START

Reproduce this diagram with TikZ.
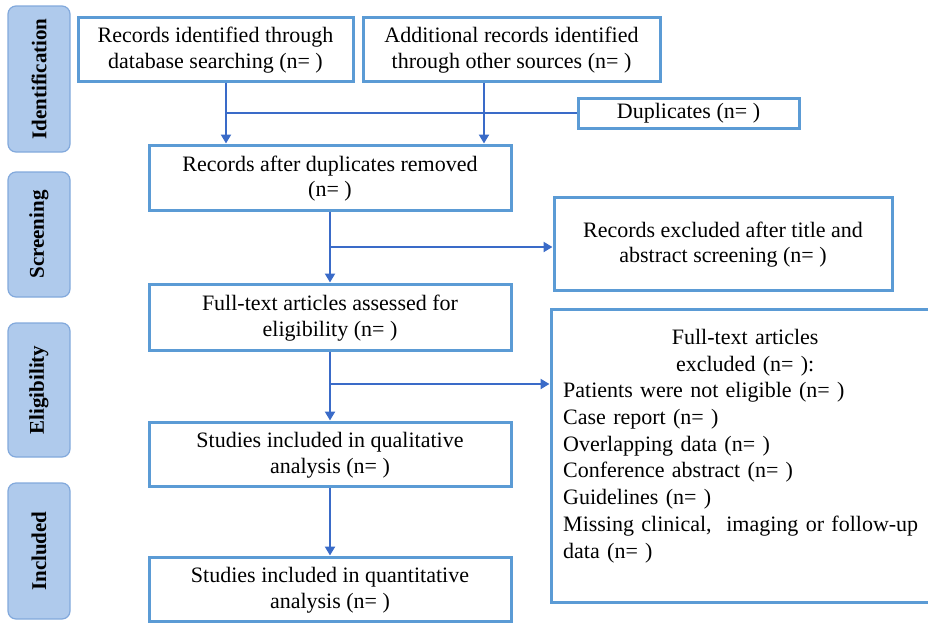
\documentclass[tikz,border=0pt]{standalone}
\usepackage{fontspec}
\setmainfont{Liberation Serif}
\usetikzlibrary{arrows.meta}
\definecolor{boxc}{HTML}{5B9BD5}
\definecolor{arrc}{HTML}{3A6BC8}
\definecolor{sidefill}{HTML}{AFCAEC}
\definecolor{sidedraw}{HTML}{82A9DC}
\tikzset{
  box/.style={draw=boxc, line width=3pt, fill=white, align=center, inner sep=0pt,
    font=\fontsize{22}{25.5}\selectfont},
  side/.style={draw=sidedraw, line width=1.2pt, fill=sidefill, rounded corners=8pt, rotate=90,
    inner sep=0pt, minimum height=62pt, font=\fontsize{21}{24}\selectfont\bfseries},
  ln/.style={draw=arrc, line width=2.8pt},
  arr/.style={ln, -{Triangle[width=10pt,length=9pt]}}
}
\begin{document}
\begin{tikzpicture}[x=1pt,y=-1pt]
\useasboundingbox (0,0) rectangle (928,624);
% side labels
\node[side, minimum width=146pt] (s1) at (39,79) {Identification};
\node[side, minimum width=125pt] (s2) at (39,234.5) {Screening};
\node[side, minimum width=134pt] (s3) at (39,390) {Eligibility};
\node[side, minimum width=136pt] (s4) at (39,551) {Included};
% boxes
\node[box, minimum width=275pt, minimum height=64pt] (b1) at (215.5,49) {\strut Records identified through\\database searching (n= )};
\node[box, minimum width=297pt, minimum height=64pt] (b2) at (511.5,49) {\strut Additional records identified\\through other sources (n= )};
\node[box, minimum width=221pt, minimum height=30pt] (dup) at (688.5,113) {Duplicates (n= )};
\node[box, minimum width=362pt, minimum height=65pt] (b3) at (330,177.5) {\strut Records after duplicates removed\\(n= )};
\node[box, minimum width=338pt, minimum height=93pt] (excl) at (723,243.5) {\strut Records excluded after title and\\abstract screening (n= )};
\node[box, minimum width=362pt, minimum height=66pt] (b4) at (330,317) {\strut Full-text articles assessed for\\eligibility (n= )};
\node[box, minimum width=389pt, minimum height=293pt] (big) at (745.5,455.5) {};
\node[anchor=north west, text width=364pt, inner sep=0pt, font=\fontsize{22}{26.7}\selectfont] (bigtxt) at (563,329)
 {\parindent=0pt{\centering Full-text articles\par excluded (n= ):\par}\raggedright
  Patients were not eligible (n= )\par
  Case report (n= )\par
  Overlapping data (n= )\par
  Conference abstract (n= )\par
  Guidelines (n= )\par
  Missing clinical,\ \ imaging or follow-up\par
  data (n= )\par};
\node[box, minimum width=362pt, minimum height=64pt] (b5) at (330,454) {\strut Studies included in qualitative\\analysis (n= )};
\node[box, minimum width=362pt, minimum height=64pt] (b6) at (330,589) {\strut Studies included in quantitative\\analysis (n= )};
% connectors
\coordinate (j1) at (226,113);
\coordinate (j2) at (484,113);
\coordinate (j3) at (330,247);
\coordinate (j4) at (330,384);
\draw[arr] (b1.south -| j1) -- (b3.north -| j1);
\draw[arr] (b2.south -| j2) -- (b3.north -| j2);
\draw[ln] (j1) -- (dup.west);
\draw[arr] (b3.south) -- (b4.north);
\draw[arr] (j3) -- (excl.west |- j3);
\draw[arr] (b4.south) -- (b5.north);
\draw[arr] (j4) -- (big.west |- j4);
\draw[arr] (b5.south) -- (b6.north);
\end{tikzpicture}
\end{document}
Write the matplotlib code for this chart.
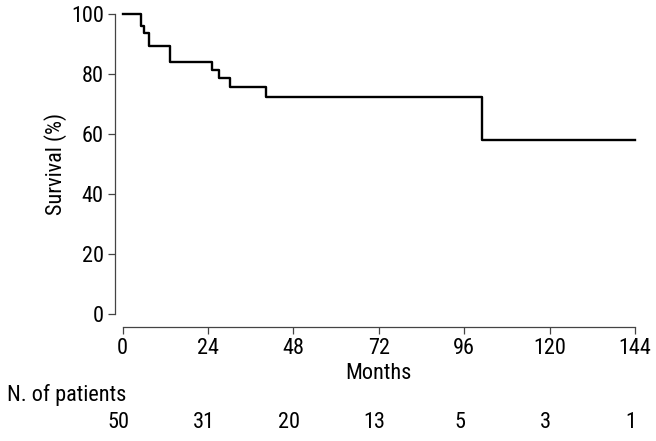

END

## TASK DIRECTIONS
Transcribe the complete set of entries verbatim. No pictures belong in the copy.

## SOLUTION
Reproduce this diagram with TikZ.
\documentclass[tikz,border=0pt]{standalone}
\usepackage{fontspec}
\setmainfont{Liberation Serif}
\usetikzlibrary{arrows.meta}
\definecolor{boxc}{HTML}{5B9BD5}
\definecolor{arrc}{HTML}{3A6BC8}
\definecolor{sidefill}{HTML}{AFCAEC}
\definecolor{sidedraw}{HTML}{82A9DC}
\tikzset{
  box/.style={draw=boxc, line width=3pt, fill=white, align=center, inner sep=0pt,
    font=\fontsize{22}{25.5}\selectfont},
  side/.style={draw=sidedraw, line width=1.2pt, fill=sidefill, rounded corners=8pt, rotate=90,
    inner sep=0pt, minimum height=62pt, font=\fontsize{21}{24}\selectfont\bfseries},
  ln/.style={draw=arrc, line width=2.8pt},
  arr/.style={ln, -{Triangle[width=10pt,length=9pt]}}
}
\begin{document}
\begin{tikzpicture}[x=1pt,y=-1pt]
\useasboundingbox (0,0) rectangle (928,624);
% side labels
\node[side, minimum width=146pt] (s1) at (39,79) {Identification};
\node[side, minimum width=125pt] (s2) at (39,234.5) {Screening};
\node[side, minimum width=134pt] (s3) at (39,390) {Eligibility};
\node[side, minimum width=136pt] (s4) at (39,551) {Included};
% boxes
\node[box, minimum width=275pt, minimum height=64pt] (b1) at (215.5,49) {\strut Records identified through\\database searching (n= )};
\node[box, minimum width=297pt, minimum height=64pt] (b2) at (511.5,49) {\strut Additional records identified\\through other sources (n= )};
\node[box, minimum width=221pt, minimum height=30pt] (dup) at (688.5,113) {Duplicates (n= )};
\node[box, minimum width=362pt, minimum height=65pt] (b3) at (330,177.5) {\strut Records after duplicates removed\\(n= )};
\node[box, minimum width=338pt, minimum height=93pt] (excl) at (723,243.5) {\strut Records excluded after title and\\abstract screening (n= )};
\node[box, minimum width=362pt, minimum height=66pt] (b4) at (330,317) {\strut Full-text articles assessed for\\eligibility (n= )};
\node[box, minimum width=389pt, minimum height=293pt] (big) at (745.5,455.5) {};
\node[anchor=north west, text width=364pt, inner sep=0pt, font=\fontsize{22}{26.7}\selectfont] (bigtxt) at (563,329)
 {\parindent=0pt{\centering Full-text articles\par excluded (n= ):\par}\raggedright
  Patients were not eligible (n= )\par
  Case report (n= )\par
  Overlapping data (n= )\par
  Conference abstract (n= )\par
  Guidelines (n= )\par
  Missing clinical,\ \ imaging or follow-up\par
  data (n= )\par};
\node[box, minimum width=362pt, minimum height=64pt] (b5) at (330,454) {\strut Studies included in qualitative\\analysis (n= )};
\node[box, minimum width=362pt, minimum height=64pt] (b6) at (330,589) {\strut Studies included in quantitative\\analysis (n= )};
% connectors
\coordinate (j1) at (226,113);
\coordinate (j2) at (484,113);
\coordinate (j3) at (330,247);
\coordinate (j4) at (330,384);
\draw[arr] (b1.south -| j1) -- (b3.north -| j1);
\draw[arr] (b2.south -| j2) -- (b3.north -| j2);
\draw[ln] (j1) -- (dup.west);
\draw[arr] (b3.south) -- (b4.north);
\draw[arr] (j3) -- (excl.west |- j3);
\draw[arr] (b4.south) -- (b5.north);
\draw[arr] (j4) -- (big.west |- j4);
\draw[arr] (b5.south) -- (b6.north);
\end{tikzpicture}
\end{document}
Write the matplotlib code for this chart.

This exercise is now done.